Visibility drops below the approach minimum

Aircraft can land in low visibility when the airport and airplane are equipped for it. If the weather drops below the minimum for that approach, the crew must go around or divert.

Freezing rain or severe icing

These are among the nastiest winter conditions. They can contaminate the airframe quickly and degrade runway conditions at the same time. That one-two punch often causes delays, holding, or diversions.

Snow removal or runway treatment in progress

Sometimes the airport needs a brief pause to make the field usable again. From the cabin, that can feel maddening. From the cockpit, it is a simple trade: wait a bit and land with a cleaner runway, or rush and accept a poorer one.

Situation Likely outcome What passengers usually notice
Cold, dry, clear day Normal winter landing Little to no disruption
Light snow with treated runway Landing continues with extra checks Longer spacing and slower taxi
Heavy snow during active removal Holding or delay before landing Circling, late arrival, gate waits
Freezing rain or poor braking Go-around, diversion, or cancellation Sudden change of plan
Strong crosswind on slick runway Another runway, another attempt, or diversion Bumpy final approach or reroute

What A Winter Landing Feels Like To Passengers

A cold-weather landing can feel firmer than a summer one. That does not always mean something is wrong. On slick runways, crews may want the aircraft planted on the pavement instead of floating. A firm touchdown can help the wheels spin up, spoilers deploy, and braking begin sooner.

You may also notice more reverse thrust, more runway spray, or a longer pause before leaving the aircraft after landing. Taxiways need treatment too, and gates can be busy with de-icing traffic and snow equipment. Winter delays often continue after touchdown because the whole airport is operating at a slower, tighter pace.

If the aircraft goes around instead of landing, that is not a near miss. It is a routine safety move. The runway may not have looked right, the wind may have shifted, or the approach may have lost stability. In winter, crews will use the go-around early rather than try to salvage a landing that no longer looks clean.
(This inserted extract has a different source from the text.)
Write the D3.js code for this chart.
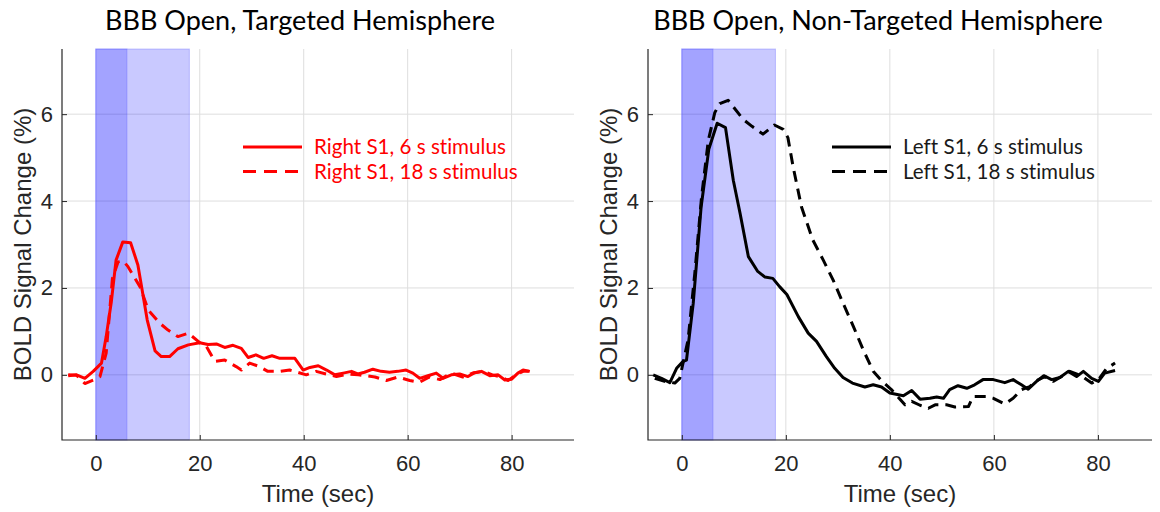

How Airlines Reduce Winter Landing Risk

Airlines do not rely on one fix. They layer defenses. Dispatchers build fuel and alternate plans. Pilots review runway data before arrival. Airports report conditions. Ground crews de-ice and treat surfaces. Maintenance teams monitor cold-soak issues and weather exposure. When those layers line up, winter flying stays routine more often than most passengers realize.

Training matters too. Crews rehearse contaminated-runway operations, low-visibility arrivals, rejected landings, and winter decision-making in simulators. That rehearsal pays off when the weather gets ugly and the cockpit workload rises. A winter arrival may look smooth from seat 22A precisely because the hard part happened earlier, in planning and training.

That is also why a cancellation is not proof that planes cannot land in cold weather. It usually means the airline decided the combination of runway condition, timing, crew duty limits, aircraft placement, and weather trend did not justify pressing on. Sometimes the safest flight is the one that does not depart until the field improves.

What This Means For Your Trip

If you are flying in winter, expect cold weather to slow the system before it stops it. Many flights still land on snowy days. The biggest disruptions tend to come from freezing rain, fast-changing runway contamination, airport congestion, and knock-on delays from earlier flights.

Morning departures can work better after overnight treatment, though a fresh storm can wipe that edge away. Nonstop flights give you fewer points where weather can derail the plan. Airports built for harsh winters also tend to recover faster because their snow equipment, staffing, and operating rhythm are built around it.

So, can planes land in cold weather? Yes, all the time. They just do it under a stricter set of checks than passengers see from the gate. When winter weather crosses those limits, the answer changes from “land now” to “wait, try again, or divert.” That caution is not a flaw in the system. It is the system working the way it should.